Duplicity Review
By Karen Dahlstrom
The Spies that Bind
In "Duplicity", Julia Roberts and Clive Owen play Claire Stenwick and Ray Koval, former government agents (CIA and MI5, respectively) now employed in the private sector. Competing spies with a romantic past, they now find themselves working counter-intelligence for two rival multinational corporations, vying for a secret formula. It's a cutthroat, ruthless business, but one that could make a couple of enterprising former agents a good deal of cash — if they know how to play it. But who's playing whom, really?
Borrowing heavily — from the multi-screen transitions to the musical score — from "
Ocean's 11", writer-director Tony Gilroy ("
Michael Clayton") attempts to craft a stylish romance wrapped in a heist film. Setting up the heist, Gilroy takes great pains to show us the world of corporate espionage is an enterprise more perilous than the governmental spy game and with seemingly more at stake. A slow-motion fistfight on a rainy tarmac between rival CEOs Dick Garsik (Paul Giamatti) and Howard Tully (Tom Wilkinson) demonstrates the bloodthirsty ire between the two. Their awkward, middle-aged rampaging and missed blows is perhaps the film's only truly inspired moment.

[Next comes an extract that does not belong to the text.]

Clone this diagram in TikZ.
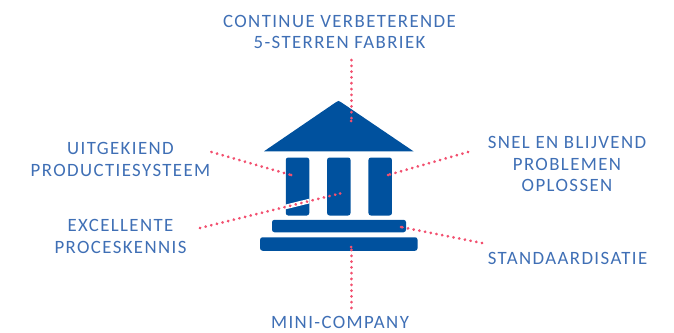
\documentclass[tikz,border=0pt]{standalone}
\usepackage{fontspec}
\setmainfont[LetterSpace=7.5]{Carlito}
\definecolor{housecol}{HTML}{00519E}
\definecolor{labelcol}{HTML}{3F6FB5}
\definecolor{dotcol}{HTML}{F2506F}
\tikzset{
  part/.style={fill=housecol,draw=none,rounded corners=2.5pt,inner sep=0pt,minimum width=#1},
  lab/.style={text=labelcol,align=center,inner sep=0pt,font=\fontsize{18.8}{21.5}\selectfont},
  dots/.style={draw=dotcol,line width=3pt,line cap=round,dash pattern=on 0.05pt off 5.75pt},
}
\begin{document}
\begin{tikzpicture}[x=1pt,y=-1pt]
\useasboundingbox (0,0) rectangle (674,332);
% house
\path[fill=housecol] (264,151.3) -- (335.8,102.3) .. controls (338.5,100.5) .. (341.2,102.3) -- (413.5,151.3) -- cycle;
\node[part=23.5pt,minimum height=58pt] (c1) at (297.5,186.5) {};
\node[part=23.5pt,minimum height=58pt] (c2) at (338.8,186.5) {};
\node[part=23.5pt,minimum height=58pt] (c3) at (380.2,186.5) {};
\node[part=134pt,minimum height=12.5pt] (b1) at (339,226) {};
\node[part=157.5pt,minimum height=13.5pt] (b2) at (338.8,244) {};
\begin{scope}
\clip (c1.south west) rectangle (c1.north east);
\draw[white,line width=4.6pt] (200,228) -- (340,193.5);
\end{scope}
% labels
\node[lab] (top) at (339.5,32) {CONTINUE VERBETERENDE\\5-STERREN FABRIEK};
\node[lab] (ul) at (120.5,159.5) {UITGEKIEND\\PRODUCTIESYSTEEM};
\node[lab] (ur) at (567,164) {SNEL EN BLIJVEND\\PROBLEMEN\\OPLOSSEN};
\node[lab] (ll) at (120.5,236.5) {EXCELLENTE\\PROCESKENNIS};
\node[lab] (lr) at (567.5,258) {STANDAARDISATIE};
\node[lab] (bot) at (340,322.5) {MINI-COMPANY};
% connector ends
\coordinate (t0) at (351,60);   \coordinate (t1) at (351,121);
\coordinate (a0) at (211.5,152);\coordinate (a1) at (291,175);
\coordinate (r0) at (468,152);  \coordinate (r1) at (388,175);
\coordinate (e0) at (200,228);  \coordinate (e1) at (340,193.5);
\coordinate (s0) at (482,243);  \coordinate (s1) at (401,227);
\coordinate (m0) at (351,308);  \coordinate (m1) at (351,247);
\foreach \u/\v in {t0/t1,a0/a1,r0/r1,e0/e1,s0/s1,m0/m1}
  \draw[dots] (\u) -- (\v);
\foreach \v in {t1,a1,r1,e1,s1,m1}
  \fill[dotcol] (\v) circle (1.5pt);
\end{tikzpicture}
\end{document}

The majority of "Duplicity" is an exercise in tedium. Countless red herrings and twists are thrown at the audience to obscure the final act, but the whole heist business is just a device to frustrate the romantic relationship between Claire and Ray — people who, one might add, are just as distasteful and duplicitous (hence the title) as their employers.
For actors known for their charisma and charm, it's amazing to see how Roberts and Owen manage to suck the life out of every scene they're in together. The complete opposite of screen chemistry, Roberts' sparkle is subdued under a blank, brittle stoicism while Owen's sex appeal is doused with ice water. Watching them go through the motions in endless, ridiculous flashbacks is no less than torturous. It's a painful death by degrees.
Compounding the agony is a convoluted plot with double- and triple-dealings so meaninglessly ornate it requires all of one's concentration just to keep up. The effort is exhausting, with too little payoff in the end. There are no characters or causes to root for, no satisfying resolution, no clever a-ha moment. It's a high-wire act only three feet above the ground, landing with a disappointing thud. The joke, it seems, is on the audience.